**TASK TO CARRY OUT**
Omit every picture and return the rest of the data unaltered.

**DATA SECTION**
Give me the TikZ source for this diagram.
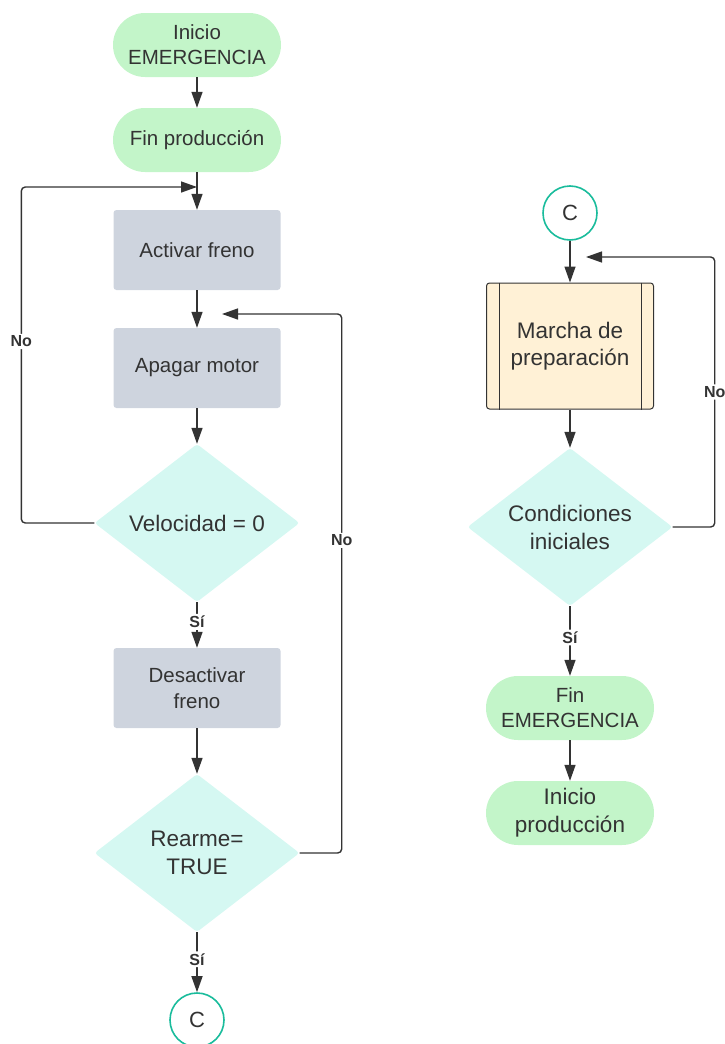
\documentclass[tikz,border=0pt]{standalone}
\usepackage{fontspec}
\setmainfont{Liberation Sans}
\usetikzlibrary{shapes.geometric,arrows.meta,positioning,calc}
\definecolor{termgreen}{RGB}{195,245,201}
\definecolor{stepgray}{RGB}{206,212,222}
\definecolor{decmint}{RGB}{213,248,242}
\definecolor{conteal}{RGB}{26,188,156}
\definecolor{procsand}{RGB}{255,241,214}
\definecolor{inkgray}{RGB}{51,51,51}

\begin{document}
\begin{tikzpicture}[
      x=1pt, y=-1pt,
      terminal/.style={rectangle, rounded corners=32pt, fill=termgreen,
                       minimum width=168pt, minimum height=64pt, inner sep=2pt,
                       align=center, text=inkgray,
                       font=\fontsize{20.5}{25}\selectfont},
      action/.style={rectangle, rounded corners=3pt, fill=stepgray,
                     minimum width=167pt, minimum height=80pt,
                     align=center, text=inkgray,
                     font=\fontsize{20.5}{26}\selectfont},
      decision/.style={diamond, aspect=1.3, rounded corners=3pt, fill=decmint,
                       minimum width=205pt, minimum height=158pt, inner sep=0pt,
                       align=center, text=inkgray,
                       font=\fontsize{22.5}{28}\selectfont},
      connector/.style={circle, draw=conteal, line width=1.6pt, fill=white,
                        minimum size=54pt, inner sep=0pt, text=inkgray,
                        font=\fontsize{22}{26}\selectfont},
      subproc/.style={rectangle, rounded corners=3pt, draw=inkgray, line width=1pt,
                      fill=procsand, minimum width=167pt, minimum height=126pt,
                      align=center, text=inkgray,
                      font=\fontsize{22.5}{27}\selectfont},
      arrow/.style={-{Triangle[length=16pt,width=11pt]}, line width=1.4pt,
                    draw=inkgray, rounded corners=4pt},
      lbl/.style={fill=white, inner sep=2pt, text=inkgray,
                  font=\fontsize{16}{18}\selectfont\bfseries}
    ]
      \useasboundingbox (0,0) rectangle (725,1044);
      %% Left column: emergency stop
      \node[terminal] (inicioem) at (197,45)  {Inicio\\EMERGENCIA};
      \node[terminal] (finprod)  at (197,140) {Fin producción};
      \node[action]   (activar)  at (197,250) {Activar freno};
      \node[action]   (apagar)   at (197,368) {Apagar motor};
      \node[decision] (veloc)    at (197,523) {Velocidad = 0};
      \node[action]   (desact)   at (197,688) {Desactivar\\freno};
      \node[decision] (rearme)   at (197,853) {Rearme=\\TRUE};
      \node[connector] (conA)    at (197,1020) {C};
      \coordinate (backA) at (197,187);
      \coordinate (backB) at (222,314);
      \draw[arrow] (inicioem) -- (finprod);
      \draw[arrow] (finprod) -- (activar);
      \draw[arrow] (activar) -- (apagar);
      \draw[arrow] (apagar) -- (veloc);
      \draw[arrow] (veloc) -- node[lbl, pos=0.43] {Sí} (desact);
      \draw[arrow] (desact) -- (rearme);
      \draw[arrow] (rearme) -- node[lbl, pos=0.45] {Sí} (conA);
      \draw[arrow] (veloc.west) -- ++(-73,0) |- node[lbl, pos=0.27] {No} (backA);
      \draw[arrow] (rearme.east) -- ++(42,0) |- node[lbl, pos=0.29] {No} (backB);
      %% Right column: restart
      \node[connector] (conB)   at (570,213) {C};
      \node[subproc]   (marcha) at (570,346) {Marcha de\\preparación};
      \draw[line width=1pt, inkgray]
            ($(marcha.north west)+(13,0)$) -- ($(marcha.south west)+(13,0)$)
            ($(marcha.north east)+(-13,0)$) -- ($(marcha.south east)+(-13,0)$);
      \node[decision] (condic) at (570,527) {Condiciones\\iniciales};
      \node[terminal] (finem)  at (570,708) {Fin\\EMERGENCIA};
      \node[terminal, font=\fontsize{22.5}{28}\selectfont]
            (inprod) at (570,813) {Inicio\\producción};
      \coordinate (backC) at (586,257);
      \draw[arrow] (conB) -- (marcha);
      \draw[arrow] (marcha) -- (condic);
      \draw[arrow] (condic) -- node[lbl, pos=0.45] {Sí} (finem);
      \draw[arrow] (finem) -- (inprod);
      \draw[arrow] (condic.east) -- ++(42,0) |- node[lbl, pos=0.25] {No} (backC);
    \end{tikzpicture}
\end{document}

**REPLY TO THE EXERCISE**
Give me the TikZ source for this diagram.
\documentclass[tikz,border=0pt]{standalone}
\usepackage{fontspec}
\setmainfont{Liberation Sans}
\usetikzlibrary{shapes.geometric,arrows.meta,positioning,calc}
\definecolor{termgreen}{RGB}{195,245,201}
\definecolor{stepgray}{RGB}{206,212,222}
\definecolor{decmint}{RGB}{213,248,242}
\definecolor{conteal}{RGB}{26,188,156}
\definecolor{procsand}{RGB}{255,241,214}
\definecolor{inkgray}{RGB}{51,51,51}

\begin{document}
\begin{tikzpicture}[
      x=1pt, y=-1pt,
      terminal/.style={rectangle, rounded corners=32pt, fill=termgreen,
                       minimum width=168pt, minimum height=64pt, inner sep=2pt,
                       align=center, text=inkgray,
                       font=\fontsize{20.5}{25}\selectfont},
      action/.style={rectangle, rounded corners=3pt, fill=stepgray,
                     minimum width=167pt, minimum height=80pt,
                     align=center, text=inkgray,
                     font=\fontsize{20.5}{26}\selectfont},
      decision/.style={diamond, aspect=1.3, rounded corners=3pt, fill=decmint,
                       minimum width=205pt, minimum height=158pt, inner sep=0pt,
                       align=center, text=inkgray,
                       font=\fontsize{22.5}{28}\selectfont},
      connector/.style={circle, draw=conteal, line width=1.6pt, fill=white,
                        minimum size=54pt, inner sep=0pt, text=inkgray,
                        font=\fontsize{22}{26}\selectfont},
      subproc/.style={rectangle, rounded corners=3pt, draw=inkgray, line width=1pt,
                      fill=procsand, minimum width=167pt, minimum height=126pt,
                      align=center, text=inkgray,
                      font=\fontsize{22.5}{27}\selectfont},
      arrow/.style={-{Triangle[length=16pt,width=11pt]}, line width=1.4pt,
                    draw=inkgray, rounded corners=4pt},
      lbl/.style={fill=white, inner sep=2pt, text=inkgray,
                  font=\fontsize{16}{18}\selectfont\bfseries}
    ]
      \useasboundingbox (0,0) rectangle (725,1044);
      %% Left column: emergency stop
      \node[terminal] (inicioem) at (197,45)  {Inicio\\EMERGENCIA};
      \node[terminal] (finprod)  at (197,140) {Fin producción};
      \node[action]   (activar)  at (197,250) {Activar freno};
      \node[action]   (apagar)   at (197,368) {Apagar motor};
      \node[decision] (veloc)    at (197,523) {Velocidad = 0};
      \node[action]   (desact)   at (197,688) {Desactivar\\freno};
      \node[decision] (rearme)   at (197,853) {Rearme=\\TRUE};
      \node[connector] (conA)    at (197,1020) {C};
      \coordinate (backA) at (197,187);
      \coordinate (backB) at (222,314);
      \draw[arrow] (inicioem) -- (finprod);
      \draw[arrow] (finprod) -- (activar);
      \draw[arrow] (activar) -- (apagar);
      \draw[arrow] (apagar) -- (veloc);
      \draw[arrow] (veloc) -- node[lbl, pos=0.43] {Sí} (desact);
      \draw[arrow] (desact) -- (rearme);
      \draw[arrow] (rearme) -- node[lbl, pos=0.45] {Sí} (conA);
      \draw[arrow] (veloc.west) -- ++(-73,0) |- node[lbl, pos=0.27] {No} (backA);
      \draw[arrow] (rearme.east) -- ++(42,0) |- node[lbl, pos=0.29] {No} (backB);
      %% Right column: restart
      \node[connector] (conB)   at (570,213) {C};
      \node[subproc]   (marcha) at (570,346) {Marcha de\\preparación};
      \draw[line width=1pt, inkgray]
            ($(marcha.north west)+(13,0)$) -- ($(marcha.south west)+(13,0)$)
            ($(marcha.north east)+(-13,0)$) -- ($(marcha.south east)+(-13,0)$);
      \node[decision] (condic) at (570,527) {Condiciones\\iniciales};
      \node[terminal] (finem)  at (570,708) {Fin\\EMERGENCIA};
      \node[terminal, font=\fontsize{22.5}{28}\selectfont]
            (inprod) at (570,813) {Inicio\\producción};
      \coordinate (backC) at (586,257);
      \draw[arrow] (conB) -- (marcha);
      \draw[arrow] (marcha) -- (condic);
      \draw[arrow] (condic) -- node[lbl, pos=0.45] {Sí} (finem);
      \draw[arrow] (finem) -- (inprod);
      \draw[arrow] (condic.east) -- ++(42,0) |- node[lbl, pos=0.25] {No} (backC);
    \end{tikzpicture}
\end{document}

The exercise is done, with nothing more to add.